The mis-matched trio do follow the soldier, without getting anywhere or ever reconciling: the Avenger even protests being hauled out of the blast zone of a grenade by Hourman’s speed! But their presence, the knowledge that there are others who can be left to protect the city, helps speed Wesley’s decision. The case goes unresolved, at least in the pages of the second and final Act, as Wesley begins to lay down the threads of his New York life.
Judge Schaffer reappears in time to offer a convenient plane to the Polish Resistance. Wesley promotes his secretary to Business Manager: she is, after all, his only employee.
Dian gets a call from her publisher: she is right, her novel is good and he does want to publish it: a contract is in the post.
Burke survives the accident, bruised but otherwise unhurt. It’s enough to affect his temper into kicking off before Doris, but despite her exposure to his darker side, she accepts his proposal and agrees to marry him.
The Sandman visits Burke in his office to announce his disappearance. He leaves files with Burke to assist him on previous cases. Burke is never going to reconcile himself to the age of heroes that is fast overtaking New York, but he accepts the truce, and the Sandman departs, unaware that behind his back, Burke calls him Dodds.
Wesley even manages to visit Larry, on his return home, to apologise and to assure (without once mentioning the M word) that Dian is and always will be the centre of his heart and that he will protect her for the rest of his life. It satisfies Larry, at least until the end of the Act, though we may presume a change of heart in view of what follows.

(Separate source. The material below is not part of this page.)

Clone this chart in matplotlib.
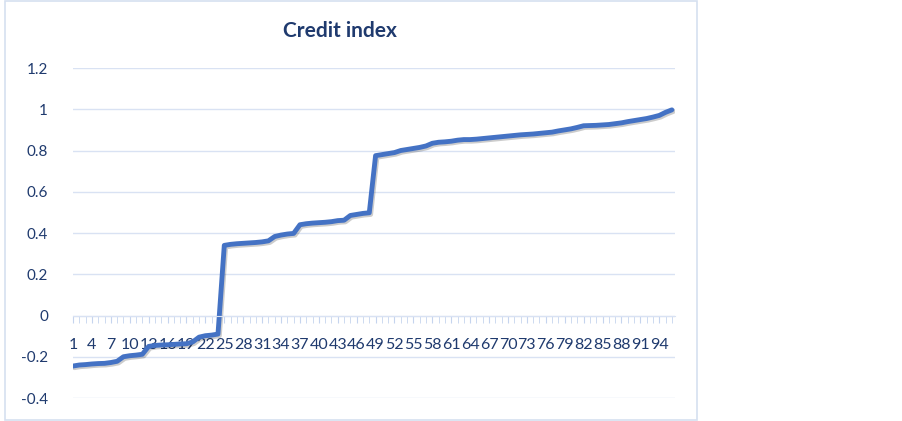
import numpy as np
import matplotlib
matplotlib.use("Agg")
import matplotlib.pyplot as plt
import matplotlib.patheffects as pe
from matplotlib.patches import Rectangle

# credit index, 96 observations sorted ascending
credit_index = [
    -0.245, -0.240, -0.238, -0.235, -0.233, -0.232, -0.228, -0.222, -0.200, -0.195,
    -0.192, -0.188, -0.150, -0.145, -0.143, -0.142, -0.140, -0.138, -0.137, -0.128,
    -0.105, -0.098, -0.095, -0.090, 0.340, 0.345, 0.348, 0.350, 0.352, 0.354,
    0.357, 0.362, 0.383, 0.390, 0.395, 0.398, 0.440, 0.445, 0.448, 0.450,
    0.452, 0.455, 0.460, 0.462, 0.485, 0.490, 0.495, 0.498, 0.775, 0.780,
    0.785, 0.790, 0.800, 0.805, 0.810, 0.815, 0.822, 0.835, 0.840, 0.842,
    0.845, 0.850, 0.853, 0.853, 0.855, 0.858, 0.861, 0.864, 0.867, 0.870,
    0.873, 0.876, 0.878, 0.880, 0.883, 0.886, 0.889, 0.895, 0.900, 0.905,
    0.912, 0.920, 0.921, 0.922, 0.924, 0.926, 0.930, 0.934, 0.940, 0.945,
    0.950, 0.955, 0.962, 0.970, 0.985, 0.997,
]
obs = list(range(1, len(credit_index) + 1))
x_labels = [str(i) for i in obs[::3]]
y_ticks = [-0.4, -0.2, 0, 0.2, 0.4, 0.6, 0.8, 1, 1.2]
y_labels = ["-0.4", "-0.2", "0", "0.2", "0.4", "0.6", "0.8", "1", "1.2"]

text_col = "#1F3A6E"
grid_col = "#D9E2F3"
tick_col = "#C5D4EE"
line_col = "#4472C4"

plt.rcParams["font.family"] = ["Lato", "DejaVu Sans"]

fig = plt.figure(figsize=(9.03, 4.21), dpi=100)
fig.patches.append(Rectangle((5 / 903, 1 / 421), 692 / 903, 419 / 421,
                             transform=fig.transFigure, fill=False,
                             edgecolor="#D6E0F0", linewidth=1.2))

ax = fig.add_axes([73 / 903, 1 - 398 / 421, 602 / 903, 330 / 421])
ax.plot(obs, credit_index, color=line_col, linewidth=3.5, solid_capstyle="round",
        solid_joinstyle="round",
        path_effects=[pe.SimpleLineShadow(offset=(1, -1.2), alpha=0.2), pe.Normal()])

ax.set_xlim(1, 96.5)
ax.set_ylim(-0.4, 1.2)
ax.set_yticks(y_ticks)
ax.set_yticklabels(y_labels)
ax.grid(axis="y", color=grid_col, linewidth=1)
ax.set_axisbelow(True)

ax.set_xticks(obs[::3])
ax.set_xticklabels(x_labels)
ax.set_xticks(obs, minor=True)
ax.spines["bottom"].set_position(("data", 0))
ax.spines["bottom"].set_color(grid_col)
for s in ["top", "right", "left"]:
    ax.spines[s].set_visible(False)

ax.tick_params(axis="y", length=0, pad=18, labelsize=11, labelcolor=text_col)
ax.tick_params(axis="x", which="both", direction="out", length=5, color=tick_col,
               pad=11, labelsize=11.5, labelcolor=text_col)

fig.text(340 / 903, 1 - 31 / 421, "Credit index", ha="center", va="center",
         fontsize=15, fontweight="bold", color=text_col)

fig.savefig("out.png", dpi=100)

And lastly there is Dian. Wesley wants her with him, but she still cannot bridge that last gap without more. At the airfield, he takes her aside, gives her a ring that belonged to his mother, takes her as his wife in the heart (though not in any legal or religious sense). That is enough for Dian, enough for her to agree to join him in the plane, which takes off and flies away from New York.
And it’s done. The case is never solved. Whether the Hourman or the Crimson Avenger brings in the soldier, who he is, what lies behind his rampage, we will never know, for that story is completed in the issues 71 and 72 of Sandman Mystery Theatre that can be found only in Lucien’s Library in the Dreaming, in the section devoted to books their author imagined but never wrote. In the end, it doesn’t matter, it was never part of the story. Like so many plays, the murders were a backdrop to what mattered.

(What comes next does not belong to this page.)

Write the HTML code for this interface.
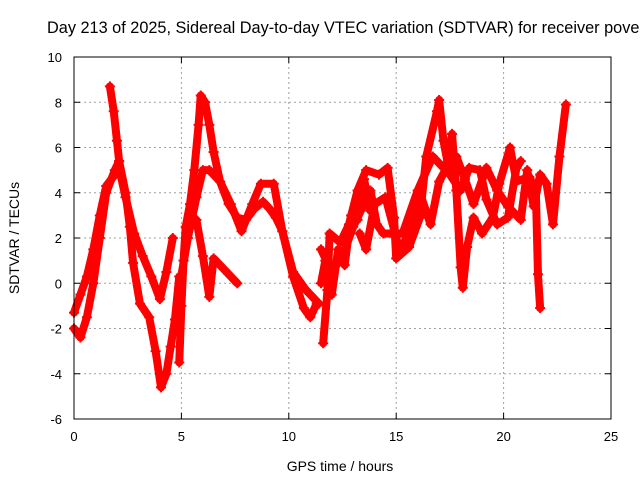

Some of it is a little unconvincing: it’s stretching credibility that Wesley Dodd’s business empire is run solely by himself and one secretary, no other employees and the times are not conducive to a female CEO. Equally, the sudden revelation that Burke knows who the Sandman is comes equally out of left field, and is based on no evidence in this or any previous Act. It’s neat but the deduction is pretty mystical.
But it’s a wrap-up. It’s about ending things in as stable a manner as possible, and sometimes strict plausibility has to be sacrificed when all you have is 24 pages. The Mystery Theatre would never open again. Burke and Doris, O’Grady on the edge of his promotion, Larry Belmont’s medical condition, Hubert Klein, Judge Schaffer, none of these would be seen again, their lives interrupted.

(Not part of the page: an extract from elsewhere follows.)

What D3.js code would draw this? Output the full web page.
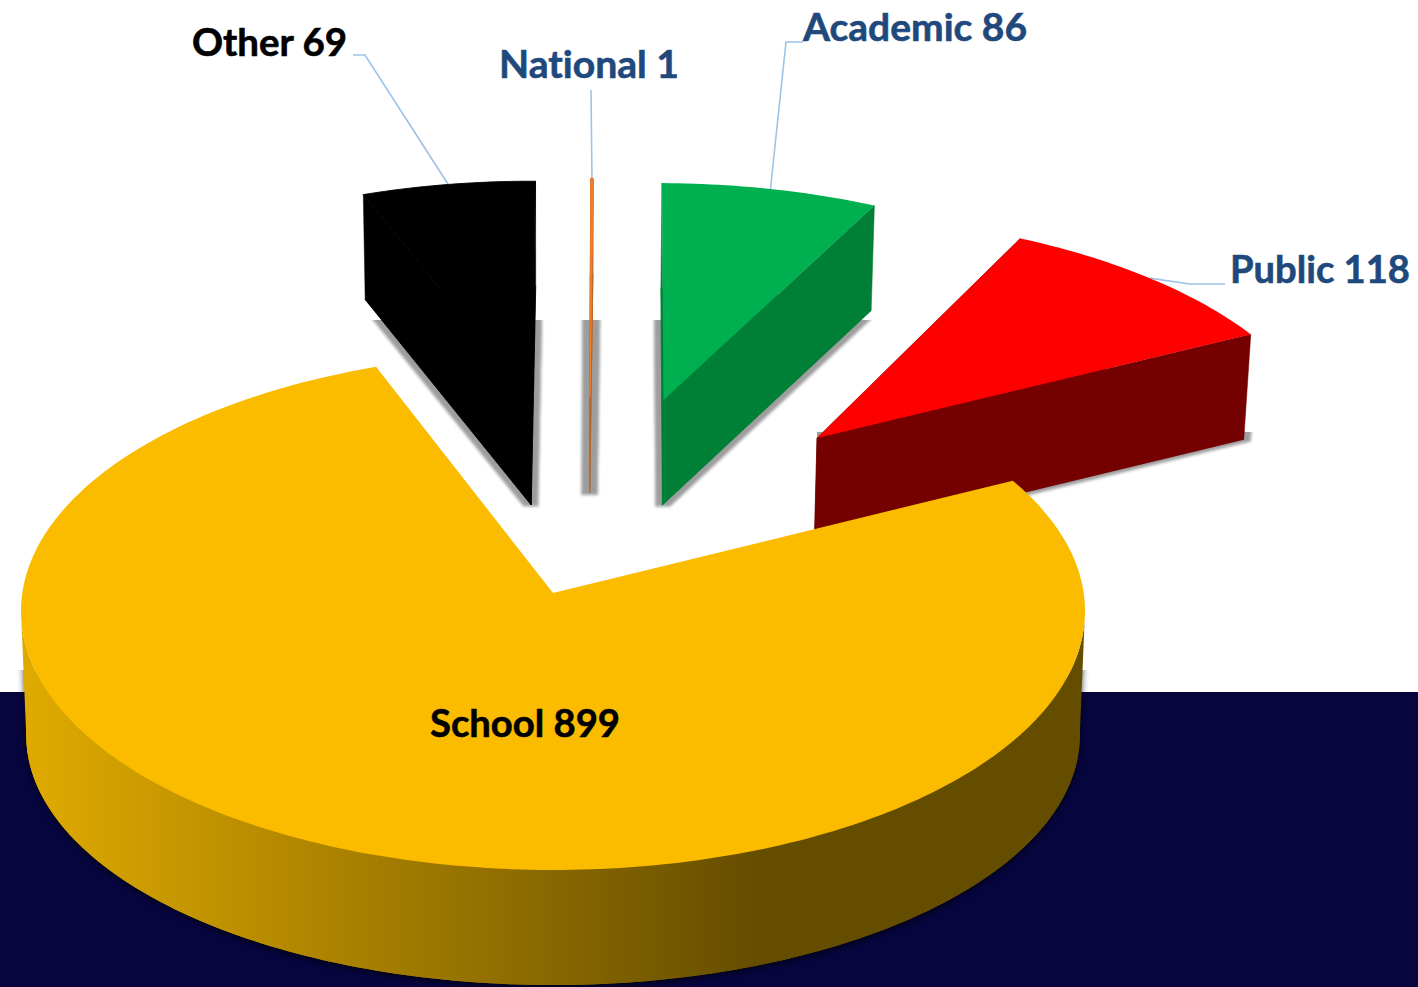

The lights fall, save for spotlights trained on the leading man and the leading lady, that follow them as they turn and disappear into the wings. The cast remain, frozen, in darkness, until the audience, silent and shuffling, have left the Theatre. Behind them, a commissionaire in besplendent uniform closes and bars the door. As the final members of the audience walk down the steps, the lights within go out. We do not know if the actors ever return to their dressing rooms, removing one final time the greasepaint, wigs and costumes that have sustained their repertoire for this season of plays.
The Mystery Theatre stands dark and deserted. Only ghosts perform there now.